For most US workers, 3-5% per year is a reasonable base assumption for merit raises, broadly in line with historical private-sector wage growth. A promotion or job change can temporarily push your rate to 10-20%. If you are simply estimating cost-of-living adjustments, use your expected inflation rate. The reference table on this page lists benchmarks by scenario.
What inflation rate should I use?
The US Federal Reserve targets 2% inflation annually, but realized CPI inflation has averaged closer to 2.5-3% over recent decades, and has spiked higher in certain periods. For a conservative long-run projection, 2.5-3% is a commonly used planning assumption. Use a lower rate for short time horizons where recent data is more predictive.
Why is my real salary lower than my current salary even with a positive raise?
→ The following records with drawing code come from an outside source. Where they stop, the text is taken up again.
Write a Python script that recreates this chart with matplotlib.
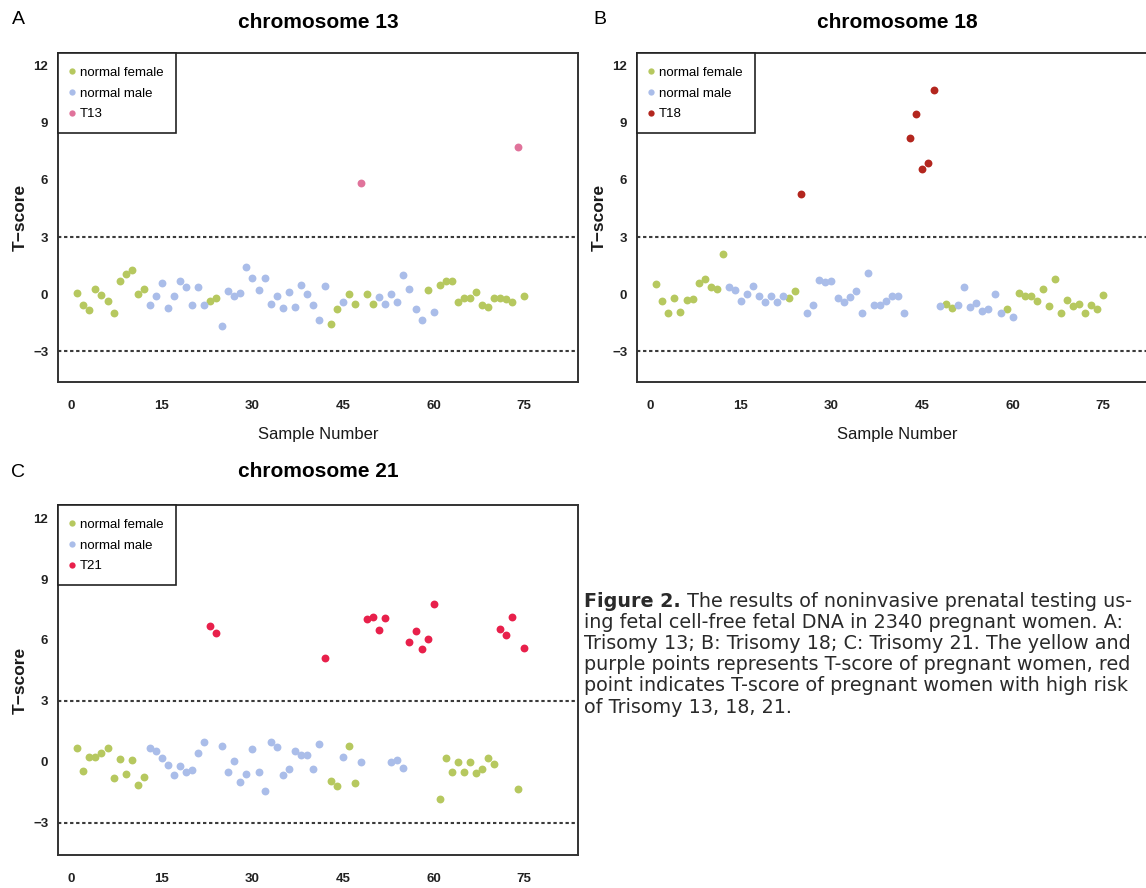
import numpy as np
import matplotlib.pyplot as plt

plt.rcParams['font.family'] = ['Liberation Sans', 'DejaVu Sans']

# sample numbers on the x axis
sample_number = np.arange(1, 76)

# T-scores, one value per sample
chr13_tscore = [0.07, -0.57, -0.84, 0.30, -0.06, -0.33, -0.98, 0.67, 1.04, 1.25,
                0.00, 0.30, -0.54, -0.10, 0.58, -0.71, -0.07, 0.70, 0.39, -0.57,
                0.39, -0.57, -0.35, -0.19, -1.64, 0.15, -0.10, 0.07, 1.44, 0.86,
                0.20, 0.83, -0.49, -0.10, -0.71, 0.11, -0.66, 0.48, 0.04, -0.56,
                -1.33, 0.41, -1.56, -0.78, -0.40, -0.01, -0.49, 5.85, 0.02, -0.49,
                -0.13, -0.49, -0.01, -0.42, 1.00, 0.27, -0.75, -1.36, 0.20, -0.94,
                0.51, 0.71, 0.67, -0.40, -0.19, -0.22, 0.13, -0.56, -0.66, -0.17,
                -0.17, -0.24, -0.40, 7.72, -0.08]
# F = normal female, M = normal male, T = trisomy
chr13_group = ("FFFFFFFFFFFF" "MMMMMMMMMM" "FF" "MMMMMMMMMMMMMMMMMM" "FF" "M" "FF"
               "T" "FF" "MMMMMMMM" "F" "M" "FFFFFFFFFFFFF" "T" "F")

chr18_tscore = [0.52, -0.37, -1.00, -0.19, -0.92, -0.31, -0.23, 0.57, 0.82, 0.37,
                0.25, 2.12, 0.40, 0.21, -0.37, 0.03, 0.45, -0.07, -0.40, -0.07,
                -0.43, -0.09, -0.19, 0.17, 5.25, -1.00, -0.54, 0.73, 0.63, 0.70,
                -0.19, -0.43, -0.12, 0.16, -0.97, 1.13, -0.57, -0.54, -0.37, -0.07,
                -0.07, -0.97, 8.17, 9.47, 6.57, 6.88, 10.71, -0.61, -0.49, -0.73,
                -0.54, 0.38, -0.66, -0.47, -0.90, -0.78, 0.02, -0.97, -0.75, -1.20,
                0.07, -0.07, -0.07, -0.35, 0.30, -0.61, 0.80, -1.00, -0.28, -0.61,
                -0.49, -0.97, -0.54, -0.78, -0.04]
chr18_group = ("FFFFFFFFFFFF" "MMMMMMMMMM" "FF" "T" "MMMMMMMMMMMMMMMMM" "TTTTT" "M"
               "FF" "MMMMMMMM" "F" "M" "FFFFFFFFFFFFFFF")

chr21_tscore = [0.67, -0.44, 0.22, 0.25, 0.43, 0.67, -0.79, 0.12, -0.63, 0.07,
                -1.13, -0.74, 0.65, 0.53, 0.17, -0.15, -0.68, -0.21, -0.49, -0.43,
                0.45, 0.97, 6.67, 6.36, 0.78, -0.53, 0.02, -0.99, -0.60, 0.62,
                -0.49, -1.44, 0.97, 0.73, -0.68, -0.35, 0.53, 0.33, 0.33, -0.36,
                0.87, 5.13, -0.93, -1.19, 0.23, 0.77, -1.03, -0.03, 7.02, 7.12,
                6.51, 7.09, -0.03, 0.07, -0.33, 5.90, 6.46, 5.53, 6.06, 7.76,
                -1.83, 0.17, -0.49, 0.00, -0.53, 0.00, -0.56, -0.36, 0.17, -0.10,
                6.56, 6.23, 7.11, -1.36, 5.58]
chr21_group = ("FFFFFFFFFFFF" "MMMMMMMMMM" "TT" "MMMMMMMMMMMMMMMMM" "T" "FF" "M" "FF"
               "M" "TTTT" "MMM" "TTTTT" "FFFFFFFFFF" "TTT" "F" "T")

x_ticks = [0, 15, 30, 45, 60, 75]
y_ticks = [-3, 0, 3, 6, 9, 12]

female_color = '#b6c85f'
male_color = '#aabde9'

W, H = 1146, 888
fig = plt.figure(figsize=(W / 100, H / 100), dpi=100)


def px_axes(left, top, width, height):
    return fig.add_axes([left / W, 1 - (top + height) / H, width / W, height / H])


def draw_panel(ax, scores, groups, tri_label, tri_color, show_xlabel=True):
    scores = np.array(scores)
    groups = np.array(list(groups))
    for code, label, color in [('F', 'normal female', female_color),
                               ('M', 'normal male', male_color),
                               ('T', tri_label, tri_color)]:
        mask = groups == code
        ax.scatter(sample_number[mask], scores[mask], s=32, color=color,
                   linewidths=0, label=label, zorder=3)
    for level in (3, -3):
        ax.axhline(level, color='#3a3a3a', lw=1.5, linestyle=(0, (1.6, 1.3)), zorder=2)
    ax.set_xlim(-2.2, 83.9)
    ax.set_ylim(-4.6, 12.65)
    ax.set_xticks(x_ticks)
    ax.set_yticks(y_ticks)
    ax.tick_params(axis='both', length=0, labelsize=9.5, colors='#222222')
    ax.tick_params(axis='x', pad=13)
    ax.tick_params(axis='y', pad=7)
    for lab in ax.get_xticklabels() + ax.get_yticklabels():
        lab.set_fontweight('bold')
    for sp in ax.spines.values():
        sp.set_color('#333333')
        sp.set_linewidth(1.4)
    ax.set_ylabel('T\u2212score', fontsize=12.5, fontweight='bold', labelpad=4,
                  color='#1a1a1a')
    if show_xlabel:
        ax.set_xlabel('Sample Number', fontsize=12, labelpad=11, color='#1a1a1a')
    leg = ax.legend(loc='upper left', bbox_to_anchor=(0, 1), borderaxespad=0,
                    fontsize=9.5, scatterpoints=1, markerscale=0.8,
                    handlelength=0.2, handletextpad=0.5, borderpad=0.95,
                    handleheight=0.9, labelspacing=0.6, fancybox=False,
                    framealpha=1, edgecolor='#222222')
    leg.get_frame().set_linewidth(1.2)


ax_a = px_axes(58, 53, 520, 329)
ax_b = px_axes(637, 53, 520, 329)
ax_c = px_axes(58, 505, 520, 350)

draw_panel(ax_a, chr13_tscore, chr13_group, 'T13', '#e0739b')
draw_panel(ax_b, chr18_tscore, chr18_group, 'T18', '#b3261e')
draw_panel(ax_c, chr21_tscore, chr21_group, 'T21', '#e8204b', show_xlabel=False)

# titles and panel letters
for x, y, title in [(318, 22, 'chromosome 13'), (897, 22, 'chromosome 18'),
                    (318, 471, 'chromosome 21')]:
    fig.text(x / W, 1 - y / H, title, fontsize=15, fontweight='bold',
             ha='center', va='center')
for x, y, letter in [(18, 20, 'A'), (600, 20, 'B'), (18, 472, 'C')]:
    fig.text(x / W, 1 - y / H, letter, fontsize=14, ha='center', va='center')

# caption
caption_lines = [
    ' The results of noninvasive prenatal testing us-',
    'ing fetal cell-free fetal DNA in 2340 pregnant women. A:',
    'Trisomy 13; B: Trisomy 18; C: Trisomy 21. The yellow and',
    'purple points represents T-score of pregnant women, red',
    'point indicates T-score of pregnant women with high risk',
    'of Trisomy 13, 18, 21.',
]
cap_font = ['DejaVu Sans']
cap_size = 13.8
cap_x, cap_y, line_h = 584, 601, 21.2
bold = fig.text(cap_x / W, 1 - cap_y / H, 'Figure 2.', fontsize=cap_size,
                family=cap_font, fontweight='bold', va='center', color='#2a2a2a')
fig.canvas.draw()
bb = bold.get_window_extent()
fig.text(bb.x1 / W, 1 - cap_y / H, caption_lines[0], fontsize=cap_size,
         family=cap_font, va='center', color='#2a2a2a')
for i, line in enumerate(caption_lines[1:], start=1):
    fig.text(cap_x / W, 1 - (cap_y + i * line_h) / H, line, fontsize=cap_size,
             family=cap_font, va='center', color='#2a2a2a')

fig.savefig('out.png', dpi=100)
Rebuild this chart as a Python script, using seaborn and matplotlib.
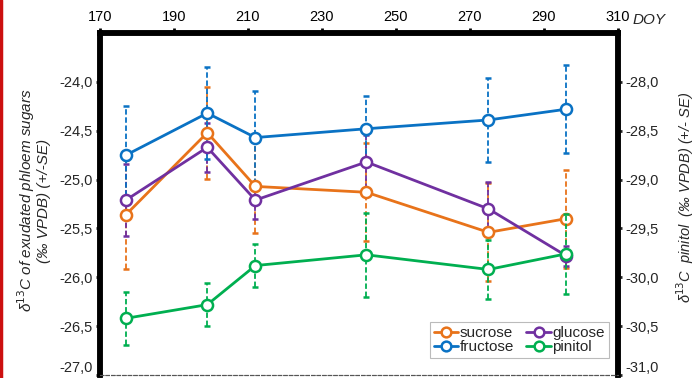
import numpy as np
import pandas as pd
import matplotlib
matplotlib.use("Agg")
import matplotlib.pyplot as plt
import seaborn as sns
from matplotlib.lines import Line2D
from matplotlib.ticker import FuncFormatter

# ---- data ----
doy = [177, 199, 212, 242, 275, 296]
sucrose = [-25.36, -24.52, -25.07, -25.13, -25.54, -25.40]
sucrose_se = [0.56, 0.47, 0.48, 0.50, 0.50, 0.50]
fructose = [-24.75, -24.32, -24.57, -24.48, -24.39, -24.28]
fructose_se = [0.50, 0.47, 0.48, 0.34, 0.43, 0.45]
glucose = [-25.21, -24.67, -25.21, -24.82, -25.30, -25.78]
glucose_se = [0.37, 0.25, 0.19, 0.28, 0.28, 0.10]
pinitol = [-30.42, -30.28, -29.88, -29.77, -29.92, -29.76]
pinitol_se = [0.27, 0.22, 0.22, 0.43, 0.30, 0.41]

series_names = ["sucrose", "fructose", "glucose", "pinitol"]
colors = {"sucrose": "#E8731A", "fructose": "#0A72C4",
          "glucose": "#7030A0", "pinitol": "#00AF50"}
x_ticks = [170, 190, 210, 230, 250, 270, 290, 310]
left_ticks = [-27.0, -26.5, -26.0, -25.5, -25.0, -24.5, -24.0]
right_ticks = [-31.0, -30.5, -30.0, -29.5, -29.0, -28.5, -28.0]

sns.set_theme(style="white")
plt.rcParams["font.family"] = ["Liberation Sans", "DejaVu Sans"]

rows = []
for name, vals, ses in [("sucrose", sucrose, sucrose_se),
                        ("fructose", fructose, fructose_se),
                        ("glucose", glucose, glucose_se),
                        ("pinitol", pinitol, pinitol_se)]:
    for d, v, s in zip(doy, vals, ses):
        rows.append({"doy": d, "value": v, "se": s, "series": name})
df = pd.DataFrame(rows)

fig = plt.figure(figsize=(6.99, 3.78), dpi=100)
ax = fig.add_axes([100/699, 1-375/378, 518/699, 342/378])
ax2 = ax.twinx()

def draw(axis, name):
    sub = df[df.series == name]
    c = colors[name]
    eb = axis.errorbar(sub.doy, sub.value, yerr=sub.se, fmt="none", ecolor=c,
                       elinewidth=1.3, capsize=2.2, capthick=1.8, zorder=2)
    for lc in eb[2]:
        lc.set_linestyle((0, (3, 1.5)))
    sns.lineplot(data=sub, x="doy", y="value", ax=axis, color=c, lw=2.0,
                 marker="o", markersize=8, markerfacecolor="white",
                 markeredgecolor=c, markeredgewidth=1.8, legend=False,
                 errorbar=None, zorder=3)

for name in ["sucrose", "glucose", "fructose"]:
    draw(ax, name)
draw(ax2, "pinitol")

fmt = FuncFormatter(lambda v, p: f"{v:.1f}".replace(".", ","))

ax.set_xlim(170, 310)
ax.set_ylim(-27.0, -23.5)
ax2.set_ylim(-31.0, -27.5)
ax.set_xticks(x_ticks)
ax.xaxis.tick_top()
ax.set_yticks(left_ticks)
ax2.set_yticks(right_ticks)
ax.yaxis.set_major_formatter(fmt)
ax2.yaxis.set_major_formatter(fmt)
ax.set_xlabel("")
ax.set_ylabel("")
ax2.set_xlabel("")
ax2.set_ylabel("")

ax.tick_params(axis="x", top=True, bottom=False, labeltop=True, labelbottom=False,
               length=3.5, width=2, pad=3, labelsize=10.5, colors="black")
ax.tick_params(axis="y", left=True, length=3, width=2, pad=2, labelsize=10.5)
ax2.tick_params(axis="y", right=True, length=3, width=2, pad=2, labelsize=10.5)

for a in (ax, ax2):
    for side in ("left", "right", "top"):
        a.spines[side].set_visible(True)
        a.spines[side].set_color("black")
        a.spines[side].set_linewidth(4)
    a.spines["bottom"].set_color("#555555")
    a.spines["bottom"].set_linewidth(0.8)
    a.spines["bottom"].set_linestyle((0, (3, 2)))
ax2.patch.set_visible(False)

ax.text(-0.129, 0.51, "δ$^{13}$C of exudated phloem sugars\n(‰ VPDB) (+/-SE)",
        transform=ax.transAxes, rotation=90, ha="center", va="center",
        fontsize=11, style="italic", linespacing=1.05)
ax2.text(1.129, 0.52, "δ$^{13}$C  pinitol  (‰ VPDB) (+/- SE)",
         transform=ax2.transAxes, rotation=90, ha="center", va="center",
         fontsize=10.5, style="italic")
fig.text(649/699, 1-20/378, "DOY", ha="center", va="center",
         fontsize=11, style="italic")

handles = [Line2D([], [], color=colors[n], lw=2.0, marker="o", markersize=7,
                  markerfacecolor="white", markeredgecolor=colors[n],
                  markeredgewidth=1.8) for n in series_names]
leg = ax2.legend(handles, series_names, ncol=2, loc="lower right",
                 bbox_to_anchor=(0.982, 0.05), fontsize=11, frameon=True,
                 fancybox=False, edgecolor="#aaaaaa", handlelength=1.6,
                 handletextpad=0.1, columnspacing=0.8, labelspacing=0.0,
                 borderpad=0.25, borderaxespad=0)
leg.get_frame().set_linewidth(0.8)

fig.add_artist(Line2D([0.002, 0.002], [0, 1], transform=fig.transFigure,
                      color="#cc1010", lw=2.5))

fig.canvas.draw()
for a in (ax, ax2):
    labs = a.get_yticklabels()
    labs[0].set_va("bottom")

fig.savefig("out.png", dpi=100)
If your raise rate is below the inflation rate you entered, inflation outpaces your salary growth. For example, a 2% raise with 3% inflation means your effective real raise is about -0.97% per year. Over many years, that compounds to a meaningful drop in purchasing power, even though your nominal dollar figure is higher. This is why financial planners emphasize matching or beating inflation with salary growth.
Can I use this calculator for a specific number of pay raises?
Yes - just set "number of years" to the number of raises you expect. The formula applies one compounding raise per year, so entering 5 years means exactly five annual raises are applied. The year-by-year schedule table shows the exact figure after each raise.